**Exercise brief**: Quote every line below exactly and skip any picture.

Records from a data source
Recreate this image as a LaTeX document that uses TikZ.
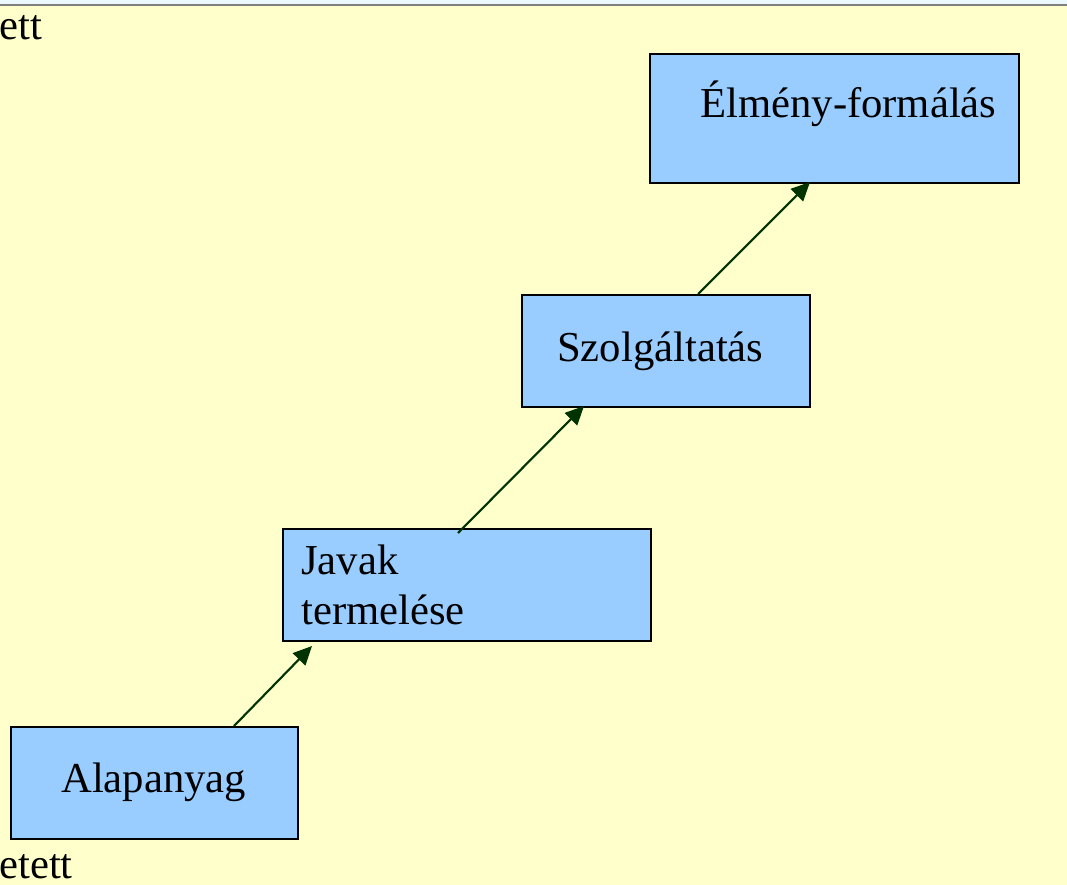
\documentclass[tikz,border=0pt]{standalone}
\usepackage{fontspec}
\setmainfont{Liberation Serif}
\usetikzlibrary{arrows.meta,positioning}
\definecolor{slidebg}{HTML}{FFFFCC}
\definecolor{boxblue}{HTML}{99CCFF}
\definecolor{arrowgreen}{HTML}{003300}

\begin{document}
\begin{tikzpicture}
  [x=0.75pt,y=-0.75pt,
   stage/.style={draw=black,line width=1.7pt,fill=boxblue,inner sep=0pt,anchor=north west},
   word/.style={anchor=base west,inner sep=0pt,font=\fontsize{32}{37}\selectfont},
   flow/.style={draw=arrowgreen,line width=1.6pt,-{Triangle[length=14pt,width=13pt]}}]
  \useasboundingbox (0,0) rectangle (1067,885);
  \fill[slidebg] (0,0) rectangle (1067,885);
  \fill[cyan!8] (0,0) rectangle (1067,4);
  \draw[gray,line width=1.5pt] (0,5) -- (1067,5);

  % the four steps
  \node[stage,minimum width=287*0.75pt,minimum height=112*0.75pt] (alap) at (10,726) {};
  \node[stage,minimum width=368*0.75pt,minimum height=112*0.75pt] (javak) at (282,528) {};
  \node[stage,minimum width=288*0.75pt,minimum height=112*0.75pt] (szolg) at (521,294) {};
  \node[stage,minimum width=369*0.75pt,minimum height=129*0.75pt] (elmeny) at (649,53) {};

  \node[word] (t1) at (61,792) {Alapanyag};
  \node[word,align=left] (t2) at (301,624) {Javak\\termelése};
  \node[word] (t3) at (557,361) {Szolgáltatás};
  \node[word] (t4) at (700,117) {Élmény-formálás};

  % cut off words at the left edge
  \node[word] (e1) at (-1,39) {ett};
  \node[word] (e2) at (-1,878) {etett};

  \coordinate (a1) at (234,726);
  \coordinate (b1) at (312,646);
  \coordinate (a2) at (458,533);
  \coordinate (b2) at (584,406);
  \coordinate (a3) at (698,294);
  \coordinate (b3) at (810,182);

  \foreach \from/\to in {a1/b1,a2/b2,a3/b3}
    \draw[flow] (\from) -- (\to);

\end{tikzpicture}
\end{document}
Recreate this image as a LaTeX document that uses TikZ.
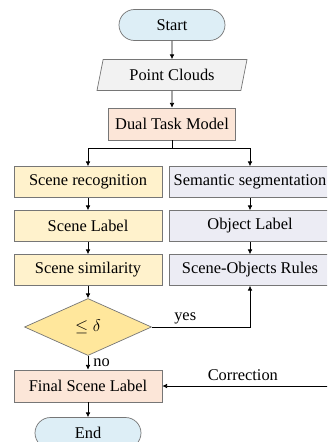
\documentclass[tikz,border=0pt]{standalone}
\usepackage{fontspec}
\setmainfont{Liberation Serif}
\usetikzlibrary{shapes.geometric,arrows.meta}
\definecolor{startend}{RGB}{221,238,246}
\definecolor{inputdata}{RGB}{242,242,242}
\definecolor{process}{RGB}{252,230,216}
\definecolor{scenebox}{RGB}{255,242,204}
\definecolor{objectbox}{RGB}{236,236,244}
\definecolor{decision}{RGB}{255,231,156}
\definecolor{border}{RGB}{118,118,118}
\tikzstyle{block} = [draw=border, inner sep=0pt, minimum height=0.93cm, font=\fontsize{14}{16}\selectfont]
\tikzstyle{terminal} = [block, fill=startend, rounded corners=0.465cm, minimum width=3.18cm]
\tikzstyle{flow} = [-{Latex[length=4pt,width=4pt]}, black]

\begin{document}
\begin{tikzpicture}[x=0.03cm, y=-0.03cm, line width=0.6pt]
            \clip (0, 0) rectangle (327, 442);
            \useasboundingbox (0, 0) rectangle (327, 442);

            \node[terminal] (start) at (172, 25) {Start};
            \node[block, fill=inputdata, trapezium, trapezium left angle=62,
                trapezium right angle=118, trapezium stretches body,
                minimum width=4.5cm] (cloud) at (172, 75) {Point Clouds};
            \node[block, fill=process, minimum width=3.81cm, minimum height=0.96cm]
                (dual) at (172, 124) {Dual Task Model};

            \node[block, fill=scenebox, minimum width=4.44cm] (recog) at (88, 182) {Scene recognition};
            \node[block, fill=scenebox, minimum width=4.44cm] (slabel) at (88, 226) {Scene Label};
            \node[block, fill=scenebox, minimum width=4.44cm] (simil) at (88, 270) {Scene similarity};

            \node[block, fill=objectbox, minimum width=4.86cm] (segm) at (250, 182) {Semantic segmentation};
            \node[block, fill=objectbox, minimum width=4.86cm] (olabel) at (250, 226) {Object Label};
            \node[block, fill=objectbox, minimum width=4.86cm] (rules) at (250, 270) {Scene-Objects Rules};

            \node[block, fill=decision, diamond, minimum width=3.81cm, minimum height=1.71cm]
                (delta) at (88, 327) {$\leq\delta$};

            \node[block, fill=process, minimum width=4.44cm, minimum height=0.96cm]
                (final) at (88, 386) {Final Scene Label};
            \node[terminal] (end) at (88, 433) {End};

            \coordinate (split) at (172, 148);
            \coordinate (corr) at (330, 386);

            \draw[flow] (start) -- (cloud);
            \draw[flow] (cloud) -- (dual);
            \draw (dual) -- (split);
            \draw[flow] (split) -| (recog);
            \draw[flow] (split) -| (segm);
            \draw[flow] (recog) -- (slabel);
            \draw[flow] (slabel) -- (simil);
            \draw[flow] (segm) -- (olabel);
            \draw[flow] (olabel) -- (rules);
            \draw[flow] (simil) -- (delta);
            \draw[flow] (delta.east) -| (rules)
                node[pos=0.17, above=-1pt, font=\fontsize{14}{16}\selectfont]{yes};
            \draw[flow] (delta) -- (final)
                node[pos=0.5, right=1pt, font=\fontsize{14}{16}\selectfont]{no};
            \draw[flow] (corr) -- (final)
                node[pos=0.52, above=1pt, font=\fontsize{14}{16}\selectfont]{Correction};
            \draw[flow] (final) -- (end);
        \end{tikzpicture}
\end{document}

**Full response**:
Recreate this image as a LaTeX document that uses TikZ.
\documentclass[tikz,border=0pt]{standalone}
\usepackage{fontspec}
\setmainfont{Liberation Serif}
\usetikzlibrary{arrows.meta,positioning}
\definecolor{slidebg}{HTML}{FFFFCC}
\definecolor{boxblue}{HTML}{99CCFF}
\definecolor{arrowgreen}{HTML}{003300}

\begin{document}
\begin{tikzpicture}
  [x=0.75pt,y=-0.75pt,
   stage/.style={draw=black,line width=1.7pt,fill=boxblue,inner sep=0pt,anchor=north west},
   word/.style={anchor=base west,inner sep=0pt,font=\fontsize{32}{37}\selectfont},
   flow/.style={draw=arrowgreen,line width=1.6pt,-{Triangle[length=14pt,width=13pt]}}]
  \useasboundingbox (0,0) rectangle (1067,885);
  \fill[slidebg] (0,0) rectangle (1067,885);
  \fill[cyan!8] (0,0) rectangle (1067,4);
  \draw[gray,line width=1.5pt] (0,5) -- (1067,5);

  % the four steps
  \node[stage,minimum width=287*0.75pt,minimum height=112*0.75pt] (alap) at (10,726) {};
  \node[stage,minimum width=368*0.75pt,minimum height=112*0.75pt] (javak) at (282,528) {};
  \node[stage,minimum width=288*0.75pt,minimum height=112*0.75pt] (szolg) at (521,294) {};
  \node[stage,minimum width=369*0.75pt,minimum height=129*0.75pt] (elmeny) at (649,53) {};

  \node[word] (t1) at (61,792) {Alapanyag};
  \node[word,align=left] (t2) at (301,624) {Javak\\termelése};
  \node[word] (t3) at (557,361) {Szolgáltatás};
  \node[word] (t4) at (700,117) {Élmény-formálás};

  % cut off words at the left edge
  \node[word] (e1) at (-1,39) {ett};
  \node[word] (e2) at (-1,878) {etett};

  \coordinate (a1) at (234,726);
  \coordinate (b1) at (312,646);
  \coordinate (a2) at (458,533);
  \coordinate (b2) at (584,406);
  \coordinate (a3) at (698,294);
  \coordinate (b3) at (810,182);

  \foreach \from/\to in {a1/b1,a2/b2,a3/b3}
    \draw[flow] (\from) -- (\to);

\end{tikzpicture}
\end{document}
Recreate this image as a LaTeX document that uses TikZ.
\documentclass[tikz,border=0pt]{standalone}
\usepackage{fontspec}
\setmainfont{Liberation Serif}
\usetikzlibrary{shapes.geometric,arrows.meta}
\definecolor{startend}{RGB}{221,238,246}
\definecolor{inputdata}{RGB}{242,242,242}
\definecolor{process}{RGB}{252,230,216}
\definecolor{scenebox}{RGB}{255,242,204}
\definecolor{objectbox}{RGB}{236,236,244}
\definecolor{decision}{RGB}{255,231,156}
\definecolor{border}{RGB}{118,118,118}
\tikzstyle{block} = [draw=border, inner sep=0pt, minimum height=0.93cm, font=\fontsize{14}{16}\selectfont]
\tikzstyle{terminal} = [block, fill=startend, rounded corners=0.465cm, minimum width=3.18cm]
\tikzstyle{flow} = [-{Latex[length=4pt,width=4pt]}, black]

\begin{document}
\begin{tikzpicture}[x=0.03cm, y=-0.03cm, line width=0.6pt]
            \clip (0, 0) rectangle (327, 442);
            \useasboundingbox (0, 0) rectangle (327, 442);

            \node[terminal] (start) at (172, 25) {Start};
            \node[block, fill=inputdata, trapezium, trapezium left angle=62,
                trapezium right angle=118, trapezium stretches body,
                minimum width=4.5cm] (cloud) at (172, 75) {Point Clouds};
            \node[block, fill=process, minimum width=3.81cm, minimum height=0.96cm]
                (dual) at (172, 124) {Dual Task Model};

            \node[block, fill=scenebox, minimum width=4.44cm] (recog) at (88, 182) {Scene recognition};
            \node[block, fill=scenebox, minimum width=4.44cm] (slabel) at (88, 226) {Scene Label};
            \node[block, fill=scenebox, minimum width=4.44cm] (simil) at (88, 270) {Scene similarity};

            \node[block, fill=objectbox, minimum width=4.86cm] (segm) at (250, 182) {Semantic segmentation};
            \node[block, fill=objectbox, minimum width=4.86cm] (olabel) at (250, 226) {Object Label};
            \node[block, fill=objectbox, minimum width=4.86cm] (rules) at (250, 270) {Scene-Objects Rules};

            \node[block, fill=decision, diamond, minimum width=3.81cm, minimum height=1.71cm]
                (delta) at (88, 327) {$\leq\delta$};

            \node[block, fill=process, minimum width=4.44cm, minimum height=0.96cm]
                (final) at (88, 386) {Final Scene Label};
            \node[terminal] (end) at (88, 433) {End};

            \coordinate (split) at (172, 148);
            \coordinate (corr) at (330, 386);

            \draw[flow] (start) -- (cloud);
            \draw[flow] (cloud) -- (dual);
            \draw (dual) -- (split);
            \draw[flow] (split) -| (recog);
            \draw[flow] (split) -| (segm);
            \draw[flow] (recog) -- (slabel);
            \draw[flow] (slabel) -- (simil);
            \draw[flow] (segm) -- (olabel);
            \draw[flow] (olabel) -- (rules);
            \draw[flow] (simil) -- (delta);
            \draw[flow] (delta.east) -| (rules)
                node[pos=0.17, above=-1pt, font=\fontsize{14}{16}\selectfont]{yes};
            \draw[flow] (delta) -- (final)
                node[pos=0.5, right=1pt, font=\fontsize{14}{16}\selectfont]{no};
            \draw[flow] (corr) -- (final)
                node[pos=0.52, above=1pt, font=\fontsize{14}{16}\selectfont]{Correction};
            \draw[flow] (final) -- (end);
        \end{tikzpicture}
\end{document}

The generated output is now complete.